KU professor receives emerging playwright award
LAWRENCE - A professor of English at the University of Kansas has been recognized by a national association as one of the top emerging playwrights.
The American Theatre Critics Association has named assistant professor Darren M. Canady the winner of the 2012 M. Elizabeth Osborn New Play Award, in recognition of his play “Brothers of the Dust.” The award will be presented to him at the association’s conference in June in Chicago.
The Osborn Award is meant to recognize the work of an author who has not yet achieved national stature. “Brothers of the Dust” will be included in the Best Plays Theater Yearbook, and Canady will receive a $1,000 cash prize funded by the Foundation of the American Theatre Critics Association. The award was established in 1993 to honor the memory of Theatre Communications Group and American Theatre play editor M. Elizabeth Osborn.
“Brothers of the Dust” premiered in May 2011 at Congo Square Theatre Company in Chicago and was directed by Daniel Bryant. The play “looks at a farm family in 1958 Arkansas: the brother who stayed to work the land and is discouraging his son from attending college, the wastrel whose entrepreneurial dreams imploded, and the poet pursuing a writing career in Chicago. As secrets emerge, the potential for discovery of oil on the family homestead pits each against the other in a clash of values.”
Canady has described the play as being rooted in his own family history.
“I grew up hearing, seeing and listening to family stories that were only told if they could be performed with as much blood, life, exuberance and expressiveness as possible,” he said. “Many of these stories grew out of personal journeys experienced against the backdrop of Jim Crow, the Great Migration and the Civil Rights Movement… [I] find myself consistently returning to investigations of family, history and social change in the ever-changing landscape of the American Heartland.”
Currently an assistant professor in the University of Kansas’ English department, Canady holds a B.A. in creative writing from Carnegie Mellon University, an M.F.A. from the Tisch School of the Arts and an Artists’ Diploma from the Juilliard School’s Lila Acheson Wallace American Playwrights program. He has held residencies at America-in-Play, the Dorothy Strelsin New American Writers Group and Pittsburgh Symphony Orchestra. His work has been recognized with the Kendeda Graduate Playwriting Award from the Alliance Theatre in Atlanta and the Lecomte du Nouy Prize from Juilliard.
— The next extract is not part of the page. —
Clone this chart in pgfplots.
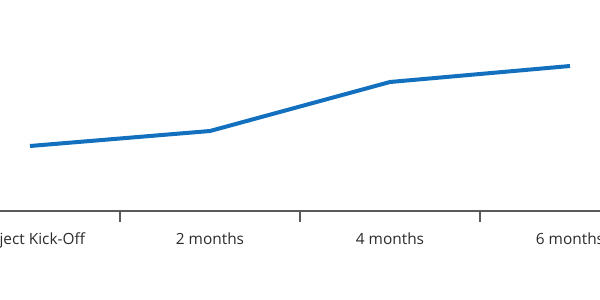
\documentclass[border=0pt]{standalone}
\usepackage{fontspec}
\setmainfont{Open Sans}
\usepackage{pgfplots}
\pgfplotsset{compat=1.18}
\definecolor{lineblue}{HTML}{1270BE}
\definecolor{axisgrey}{HTML}{5A5A5A}
\definecolor{textgrey}{HTML}{2B2B2B}
\begin{document}
\begin{tikzpicture}
\path[use as bounding box] (0,-44.5pt) rectangle (300pt,105.5pt);
\clip (0,-44.5pt) rectangle (300pt,105.5pt);
\begin{axis}[
  at={(0,0)}, anchor=south west,
  scale only axis, width=300pt, height=105.5pt,
  xmin=-0.16667, xmax=3.16667, ymin=0, ymax=211,
  axis x line*=bottom, axis y line=none,
  axis line style={axisgrey, line width=0.6pt, -},
  xtick={0,1,2,3},
  xticklabels={Project Kick-Off, 2 months, 4 months, 6 months},
  major tick length=0pt,
  minor xtick={0.5,1.5,2.5},
  minor tick length=5.5pt,
  tick align=outside,
  tick style={axisgrey, line width=0.6pt},
  ytick=\empty,
  xticklabel style={font=\fontsize{7.7}{8.5}\selectfont, text=textgrey, yshift=-7.5pt},
  clip=false,
]
\addplot[lineblue, line width=2pt, line join=round] coordinates {
  (0,65) (1,80) (2,129) (3,145)
};
\end{axis}
\end{tikzpicture}
\end{document}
The Department of English is in the College of Liberal Arts and Sciences at the University of Kansas. The College is the largest and broadest academic unit at KU. Nearly two-thirds of KU students pursue degrees from the College, which offers dozens of diverse majors in natural sciences and mathematics, social and behavioral sciences, humanities, international and interdisciplinary studies, and the arts.